Chris Young & Mitchell Tenpenny, “At The End Of A Bar”

While this track is at least up front that it won’t be plowing new ground, it doesn’t make it any more interesting to listen to. My first question is why Mitchell Tenpenny was allowed anywhere near this thing: It wasn’t written as a duet, the presence of a second person adds nothing to the song, and Tenpenny’s weak, raspy voice is completely outclassed by Young’s solid baritone. Where McCreery passes the context test, this song really doesn’t, as its paint-by-numbers guitar-and-drum doesn’t fit in with either a classic bar setting or the 90s song it name-drops (“Brand New Man,” “Time Marches On”), and by taking a more-neutral and serious approach to a bar song, it deftly avoids all the reasons people actually listen to a bar song in the first place (i.e, it’s either to party hardy or cry in your beer).

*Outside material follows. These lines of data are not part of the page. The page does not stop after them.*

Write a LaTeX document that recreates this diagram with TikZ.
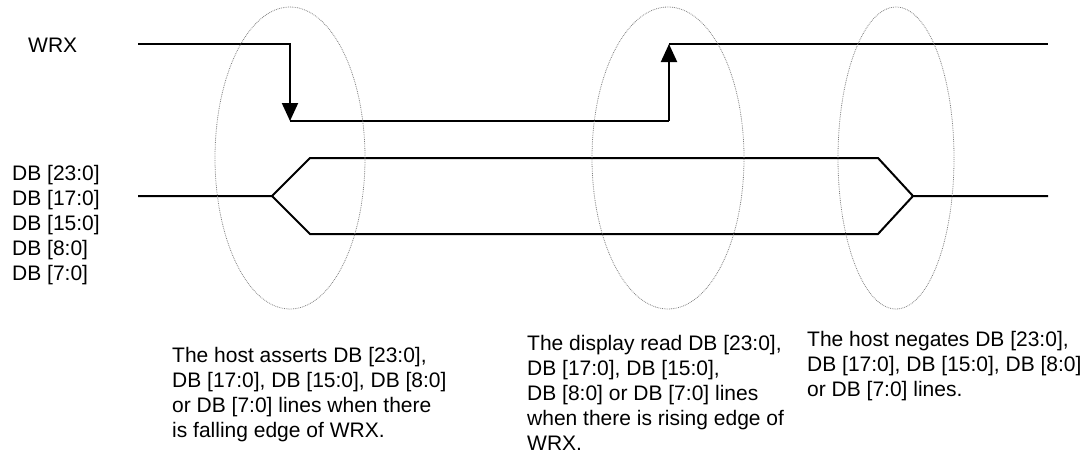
\documentclass[tikz,border=0pt]{standalone}
\usepackage{fontspec}
\setmainfont{Liberation Sans}
\usetikzlibrary{arrows.meta}
\newcommand{\ry}{151pt}
\tikzset{
  wave/.style={line width=2pt},
  pulse/.style={wave, -{Triangle[width=16pt,length=18pt]}},
  zone/.style={draw=gray, densely dotted, line width=0.8pt},
  note/.style={font=\fontsize{21}{25}\selectfont, align=left, inner sep=0pt, anchor=north west}
}

\begin{document}
\begin{tikzpicture}[x=1pt,y=-1pt]
\useasboundingbox (0,0) rectangle (1090,459);
% WRX
\coordinate (w0) at (138,44);
\coordinate (w1) at (290,44);
\coordinate (w2) at (290,121);
\coordinate (w3) at (669,121);
\coordinate (w4) at (669,44);
\coordinate (w5) at (1048,44);
\draw[pulse] (w0) -- (w1) -- (w2);
\draw[wave] (w2) -- (w3);
\draw[pulse] (w3) -- (w4);
\draw[wave] (w4) -- (w5);
% data bus
\coordinate (d0) at (138,196);
\coordinate (d1) at (272,196);
\coordinate (d2) at (310,158);
\coordinate (d3) at (878,158);
\coordinate (d4) at (913,196);
\coordinate (d5) at (1048,196);
\coordinate (d6) at (310,234);
\coordinate (d7) at (878,234);
\draw[wave] (d0) -- (d1) -- (d2) -- (d3) -- (d4) -- (d5);
\draw[wave] (d1) -- (d6) -- (d7) -- (d4);
% edges
\draw[zone] (290,158) ellipse [x radius=75pt, y radius=\ry];
\draw[zone] (668,158) ellipse [x radius=76pt, y radius=\ry];
\draw[zone] (896,158) ellipse [x radius=58pt, y radius=\ry];
% labels
\node[note, anchor=west] (wrx) at (28,45) {WRX};
\node[note] (db) at (12,165) {DB [23:0]\\DB [17:0]\\DB [15:0]\\DB [8:0]\\DB [7:0]};
\node[note] (assert) at (172,347) {The host asserts DB [23:0],\\DB [17:0], DB [15:0], DB [8:0]\\or DB [7:0] lines when there\\is falling edge of WRX.};
\node[note] (read) at (527,335) {The display read DB [23:0],\\DB [17:0], DB [15:0],\\DB [8:0] or DB [7:0] lines\\when there is rising edge of\\WRX.};
\node[note] (negate) at (807,331) {The host negates DB [23:0],\\DB [17:0], DB [15:0], DB [8:0]\\or DB [7:0] lines.};
\end{tikzpicture}
\end{document}
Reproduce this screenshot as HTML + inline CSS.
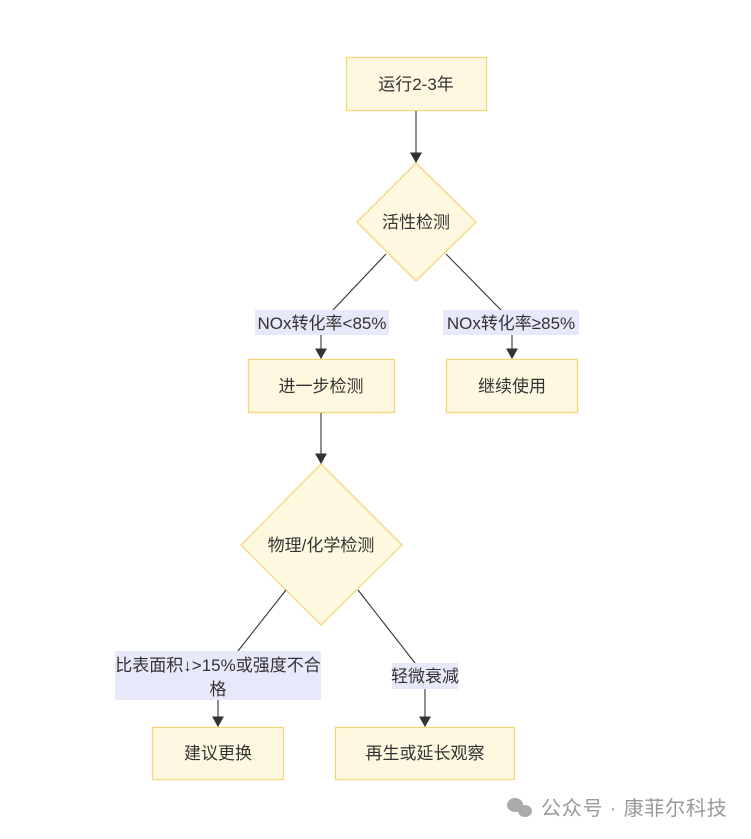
<!DOCTYPE html>
<html><head><meta charset="utf-8"><style>
html,body{margin:0;padding:0;background:#fff;}
svg{display:block;font-family:"Liberation Sans","Noto Sans CJK SC",sans-serif;}
</style></head><body>
<svg width="751" height="839" viewBox="0 0 751 839" xmlns="http://www.w3.org/2000/svg">
<g fill="#fff8e1" stroke="#f5d77a" stroke-width="1.3">
<rect x="346.5" y="57.5" width="140" height="53"/>
<polygon points="416,163 476,222 416,281 357,222"/>
<rect x="248.5" y="359.5" width="146" height="53"/>
<rect x="446.5" y="359.5" width="131" height="53"/>
<polygon points="321,464 402,545 321,625 241,545"/>
<rect x="152.5" y="727.5" width="131" height="52"/>
<rect x="335.5" y="727.5" width="179" height="52"/>
</g>
<g stroke="#333" stroke-width="1.1" fill="none">
<line x1="416" y1="111" x2="416" y2="153"/>
<path d="M411,153 l10,0 l-5,9 z" fill="#333"/>
<line x1="386" y1="254" x2="333" y2="310"/>
<line x1="446" y1="254" x2="501" y2="310"/>
<line x1="321" y1="335" x2="321" y2="349"/>
<path d="M316,349 l10,0 l-5,9 z" fill="#333"/>
<line x1="512" y1="335" x2="512" y2="349"/>
<path d="M507,349 l10,0 l-5,9 z" fill="#333"/>
<line x1="321" y1="413" x2="321" y2="454"/>
<path d="M316,454 l10,0 l-5,9 z" fill="#333"/>
<line x1="286" y1="590" x2="238" y2="651"/>
<line x1="358" y1="590" x2="415" y2="663"/>
<line x1="218" y1="700" x2="218" y2="717"/>
<path d="M213,717 l10,0 l-5,9 z" fill="#333"/>
<line x1="425" y1="689" x2="425" y2="717"/>
<path d="M420,717 l10,0 l-5,9 z" fill="#333"/>
</g>
<g fill="#e8e8fb">
<rect x="255" y="310" width="134" height="25"/>
<rect x="443" y="310" width="136" height="25"/>
<rect x="115" y="651" width="206" height="49"/>
<rect x="392" y="663" width="66" height="26"/>
</g>
<g fill="#333" font-size="17" text-anchor="middle">
<text x="416" y="90">运行2-3年</text>
<text x="416" y="228">活性检测</text>
<text x="322" y="329">NOx转化率&lt;85%</text>
<text x="511" y="329">NOx转化率≥85%</text>
<text x="321" y="392">进一步检测</text>
<text x="512" y="392">继续使用</text>
<text x="321" y="551">物理/化学检测</text>
<text x="218" y="671">比表面积↓&gt;15%或强度不合</text>
<text x="218" y="695">格</text>
<text x="425" y="682">轻微衰减</text>
<text x="218" y="759">建议更换</text>
<text x="425" y="759">再生或延长观察</text>
</g>
<g fill="#aaa">
<ellipse cx="515" cy="805" rx="8" ry="7"/>
<ellipse cx="525" cy="811" rx="7" ry="6"/>
</g>
<text x="541" y="815" font-size="20" letter-spacing="0.8" fill="#999">公众号 · 康菲尔科技</text>
</svg>
</body></html>
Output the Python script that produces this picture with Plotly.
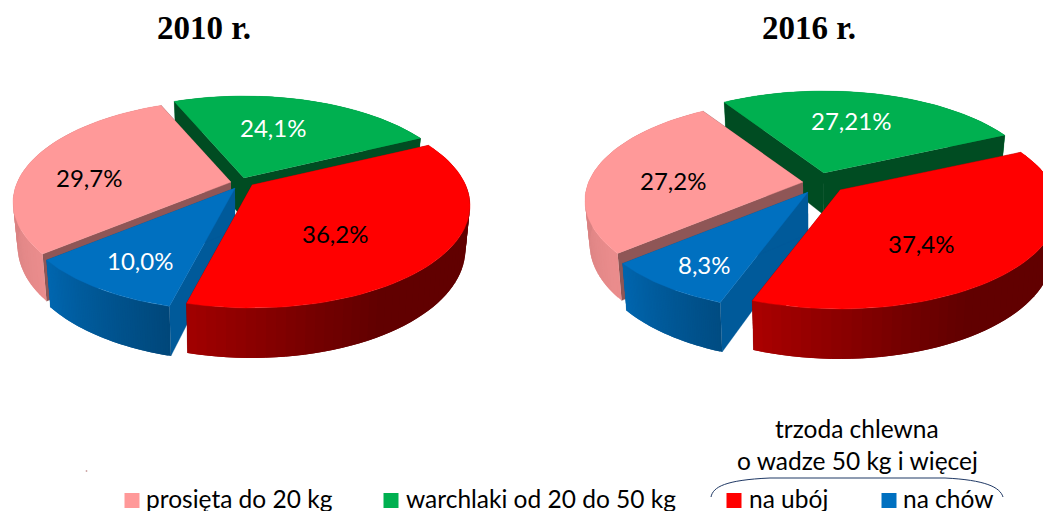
import math
import numpy as np
import plotly.graph_objects as go

# ---- data ----
categories = ["na ubój", "na chów", "prosięta do 20 kg", "warchlaki od 20 do 50 kg"]
values_2010 = [36.2, 10.0, 29.7, 24.1]
values_2016 = [37.4, 8.3, 27.2, 27.21]
labels_2010 = ["36,2%", "10,0%", "29,7%", "24,1%"]
labels_2016 = ["37,4%", "8,3%", "27,2%", "27,21%"]
colors = ["#FF0000", "#0070C0", "#FF9999", "#00B050"]
label_colors = ["black", "white", "black", "white"]
inner_factor = [0.5, 0.8, 0.56, 0.43]

SHRINK = 0.02

fig = go.Figure()


def rgb(hexc, f):
    r, g, b = int(hexc[1:3], 16), int(hexc[3:5], 16), int(hexc[5:7], 16)
    return f"rgb({r*f:.0f},{g*f:.0f},{b*f:.0f})"


def shade(t):
    t = t % 360
    return float(np.interp(t, [0, 60, 75, 105, 141, 165, 190, 360],
                           [0.38, 0.38, 0.45, 0.64, 0.92, 0.86, 0.85, 0.85]))


def poly(pts, color, lw=0.0):
    fig.add_trace(go.Scatter(x=[p[0] for p in pts], y=[p[1] for p in pts], mode="lines", fill="toself",
                             fillcolor=color, line=dict(color=color, width=lw),
                             hoverinfo="skip", showlegend=False))


def pie(values, cx, start, P, K, R, apexes, labels, label_pos):
    total = sum(values)
    t = start
    spans = []
    for v in values:
        d = 360 * v / total
        spans.append((t, t + d))
        t += d

    # painter's order: back (green, pink) to front (blue, red)
    for i in [3, 2, 1, 0]:
        ax, ay = apexes[i]
        t0, t1 = spans[i]
        ts = np.linspace(t0, t1, 61)
        base = colors[i]

        def top(a):
            u, v = math.cos(math.radians(a)), math.sin(math.radians(a))
            s = 1 / (1 - P * v)
            return (ax + R * u * s, ay + K * v * s, v)

        def low(p):
            return (p[0] + (cx - p[0]) * SHRINK, p[1] + 42 + 8 * p[2])

        rim = [top(a) for a in ts]
        apex = (ax, ay, 0.0)

        def wall(front):
            for j in range(len(rim) - 1):
                mid = (ts[j] + ts[j + 1]) / 2
                if (math.sin(math.radians(mid)) > 0) != front:
                    continue
                k = min(j + 2, len(rim) - 1)
                poly([rim[j], rim[k], low(rim[k]), low(rim[j])], rgb(base, shade(mid)))

        wall(False)
        for e in (rim[0], rim[-1]):
            poly([apex, e, low(e), low(apex)], rgb(base, inner_factor[i]), 0.3)
        wall(True)
        poly([apex] + rim, base, 0.4)
    for i, (lab, pos) in enumerate(zip(labels, label_pos)):
        fig.add_annotation(x=pos[0], y=pos[1], text=lab, showarrow=False,
                           font=dict(family="Lato", size=24, color=label_colors[i]))


pie(values_2010, 242, -26.0, 0.2, 98.4, 213.6,
    [(252, 185), (235, 188), (231, 182), (244, 178)], labels_2010,
    [(335, 233), (140, 260), (89, 177), (273, 127)])
pie(values_2016, 818, -24.7, 0.184, 97.1, 214.3,
    [(840, 190), (808, 192), (803, 182), (824, 173)], labels_2016,
    [(921, 243), (704, 264), (673, 180), (851, 120)])


def text(x, y, s, anchor="left", size=24.5, family="Lato", bold=False):
    fig.add_annotation(x=x, y=y, text=f"<b>{s}</b>" if bold else s, showarrow=False, xanchor=anchor,
                       font=dict(family=family, size=size, color="black"))


text(204, 28, "2010 r.", "center", 33, "Liberation Serif", True)
text(809, 28, "2016 r.", "center", 33, "Liberation Serif", True)
text(857, 428, "trzoda chlewna", "center")
text(857, 460, "o wadze 50 kg i więcej", "center")

legend_x = [132, 391, 734, 889]
legend_t = [144, 404, 747, 901]
for idx, cat_i in enumerate([2, 3, 0, 1]):
    fig.add_trace(go.Scatter(x=[legend_x[idx]], y=[500.5], mode="markers",
                             marker=dict(symbol="square", size=15, color=colors[cat_i], line=dict(width=0)),
                             hoverinfo="skip", showlegend=False))
    text(legend_t[idx], 498, categories[cat_i])

# tiny speck
fig.add_trace(go.Scatter(x=[86.5], y=[471], mode="markers", marker=dict(symbol="square", size=1.5, color="#C09090"),
                         hoverinfo="skip", showlegend=False))

fig.update_layout(
    width=1043, height=511, margin=dict(l=0, r=0, t=0, b=0),
    paper_bgcolor="white", plot_bgcolor="white", showlegend=False,
    xaxis=dict(range=[0, 1043], visible=False, fixedrange=True),
    yaxis=dict(range=[511, 0], visible=False, fixedrange=True),
    shapes=[dict(type="path", path="M 711 497 C 713 487 725 480 770 478 L 945 478 C 985 480 1000 487 1003 497",
                 line=dict(color="#1F3864", width=1))],
)
fig.write_html("out.html", config={"displayModeBar": False},
               post_script="document.body.style.margin='0';document.body.style.overflow='hidden';")
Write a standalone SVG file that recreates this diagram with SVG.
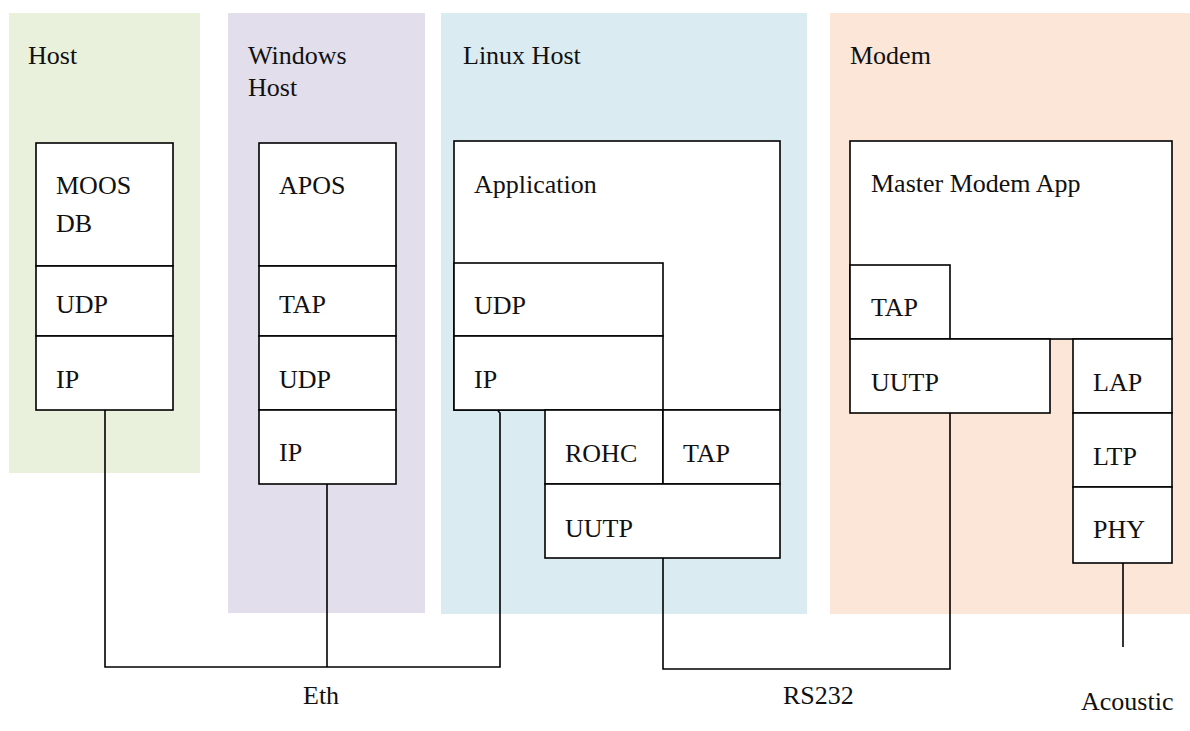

The imagery and scenes are exactly what you’d expect to see: Love being found, love being lost, bartender stories and (of course) lost and lots and lots of alcohol. By focusing on what happens in the bar, the song fails to give the place any atmosphere, or make it seem like somewhere that you would actually want to go. Toss in the fact that the song feels half-written with only one-and-a-half verses, and you’re left with a bland snorefest that exists merely for the sake of existing.

Rating: 5/10. There are way better beer-joint odes to spend your time listening to.